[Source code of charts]

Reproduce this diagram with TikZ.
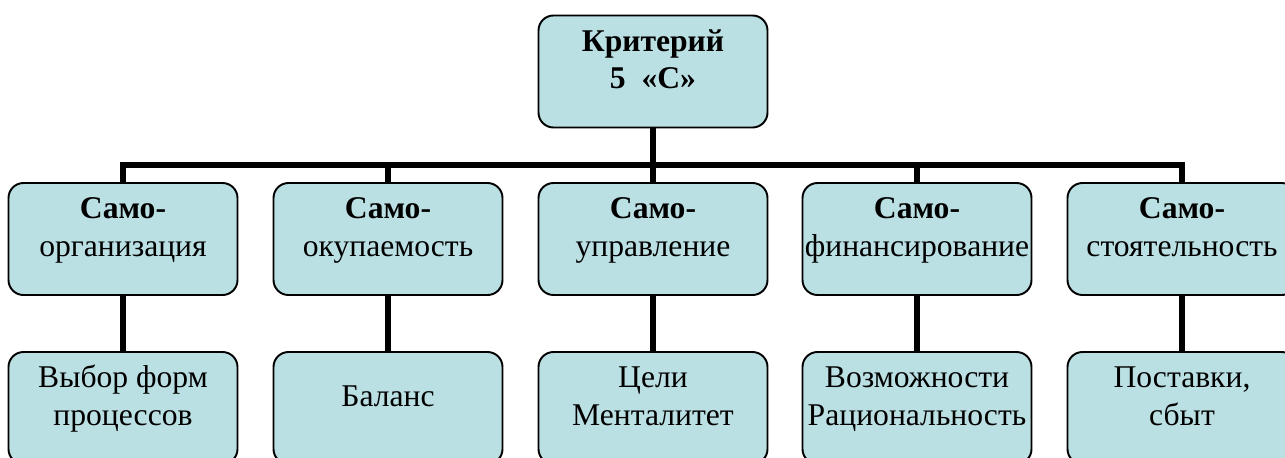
\documentclass[tikz,border=0pt]{standalone}
\usepackage{fontspec}
\setmainfont{Liberation Serif}
\usepackage{tikz}
\usetikzlibrary{calc}
\definecolor{cellblue}{RGB}{187, 224, 227}
\newcommand{\celltext}[1]{\parbox[c][2.24cm][c]{4.56cm}{\centering\strut #1\strut\par\vspace{0.36cm}}}

\begin{document}
\begin{tikzpicture}

\tikzstyle{cell} = [draw=black, line width=1.1pt, fill=cellblue, rounded corners=0.3cm,
inner sep=0, minimum width=4.58cm, minimum height=2.24cm, font=\fontsize{18}{21.5}\selectfont]
\tikzstyle{link} = [draw=black, line width=3.4pt]

\useasboundingbox (0,0) rectangle (25.7,9.14);
\clip (0,0) rectangle (25.7,9.14);

% top
\node [cell] (crit) at (13.06,7.71) {\celltext{\textbf{Критерий}\\ \textbf{5\ \ «С»}}};

% first row
\node [cell] (s1) at (2.46,4.36) {\celltext{\textbf{Само-}\\ организация}};
\node [cell] (s2) at (7.76,4.36) {\celltext{\textbf{Само-}\\ окупаемость}};
\node [cell] (s3) at (13.06,4.36) {\celltext{\textbf{Само-}\\ управление}};
\node [cell] (s4) at (18.34,4.36) {\celltext{\textbf{Само-}\\ финансирование}};
\node [cell] (s5) at (23.64,4.36) {\celltext{\textbf{Само-}\\ стоятельность}};

% second row
\node [cell] (d1) at (2.46,0.98) {\celltext{Выбор форм\\ процессов}};
\node [cell] (d2) at (7.76,0.98) {\celltext{Баланс}};
\node [cell] (d3) at (13.06,0.98) {\celltext{Цели\\ Менталитет}};
\node [cell] (d4) at (18.34,0.98) {\celltext{Возможности\\ Рациональность}};
\node [cell] (d5) at (23.64,0.98) {\celltext{Поставки,\\ сбыт}};

\coordinate (bar) at (13.06,5.84);

% connectors
\draw [link] (crit.south) -- (crit.south |- bar);
\draw [link] (s1.north) -- (s1.north |- bar) -- (s5.north |- bar) -- (s5.north);
\draw [link] (s2.north) -- (s2.north |- bar);
\draw [link] (s3.north) -- (s3.north |- bar);
\draw [link] (s4.north) -- (s4.north |- bar);

\draw [link] (s1.south) -- (d1.north);
\draw [link] (s2.south) -- (d2.north);
\draw [link] (s3.south) -- (d3.north);
\draw [link] (s4.south) -- (d4.north);
\draw [link] (s5.south) -- (d5.north);

\end{tikzpicture}
\end{document}
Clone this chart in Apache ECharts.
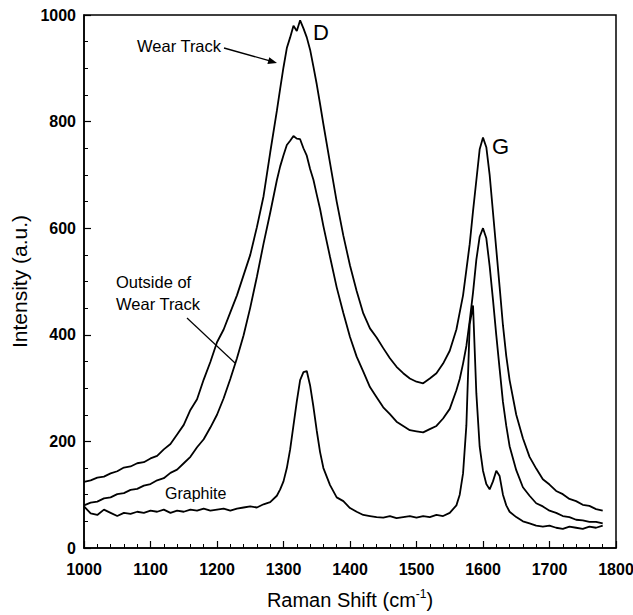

Task requirements: Repeat the entries exactly and keep the pictures out of the copy.

The completed task:
Reproduce this diagram with TikZ.
\documentclass[tikz,border=0pt]{standalone}
\usepackage{fontspec}
\setmainfont{Liberation Serif}
\usepackage{tikz}
\usetikzlibrary{calc}
\definecolor{cellblue}{RGB}{187, 224, 227}
\newcommand{\celltext}[1]{\parbox[c][2.24cm][c]{4.56cm}{\centering\strut #1\strut\par\vspace{0.36cm}}}

\begin{document}
\begin{tikzpicture}

\tikzstyle{cell} = [draw=black, line width=1.1pt, fill=cellblue, rounded corners=0.3cm,
inner sep=0, minimum width=4.58cm, minimum height=2.24cm, font=\fontsize{18}{21.5}\selectfont]
\tikzstyle{link} = [draw=black, line width=3.4pt]

\useasboundingbox (0,0) rectangle (25.7,9.14);
\clip (0,0) rectangle (25.7,9.14);

% top
\node [cell] (crit) at (13.06,7.71) {\celltext{\textbf{Критерий}\\ \textbf{5\ \ «С»}}};

% first row
\node [cell] (s1) at (2.46,4.36) {\celltext{\textbf{Само-}\\ организация}};
\node [cell] (s2) at (7.76,4.36) {\celltext{\textbf{Само-}\\ окупаемость}};
\node [cell] (s3) at (13.06,4.36) {\celltext{\textbf{Само-}\\ управление}};
\node [cell] (s4) at (18.34,4.36) {\celltext{\textbf{Само-}\\ финансирование}};
\node [cell] (s5) at (23.64,4.36) {\celltext{\textbf{Само-}\\ стоятельность}};

% second row
\node [cell] (d1) at (2.46,0.98) {\celltext{Выбор форм\\ процессов}};
\node [cell] (d2) at (7.76,0.98) {\celltext{Баланс}};
\node [cell] (d3) at (13.06,0.98) {\celltext{Цели\\ Менталитет}};
\node [cell] (d4) at (18.34,0.98) {\celltext{Возможности\\ Рациональность}};
\node [cell] (d5) at (23.64,0.98) {\celltext{Поставки,\\ сбыт}};

\coordinate (bar) at (13.06,5.84);

% connectors
\draw [link] (crit.south) -- (crit.south |- bar);
\draw [link] (s1.north) -- (s1.north |- bar) -- (s5.north |- bar) -- (s5.north);
\draw [link] (s2.north) -- (s2.north |- bar);
\draw [link] (s3.north) -- (s3.north |- bar);
\draw [link] (s4.north) -- (s4.north |- bar);

\draw [link] (s1.south) -- (d1.north);
\draw [link] (s2.south) -- (d2.north);
\draw [link] (s3.south) -- (d3.north);
\draw [link] (s4.south) -- (d4.north);
\draw [link] (s5.south) -- (d5.north);

\end{tikzpicture}
\end{document}
Clone this chart in Apache ECharts.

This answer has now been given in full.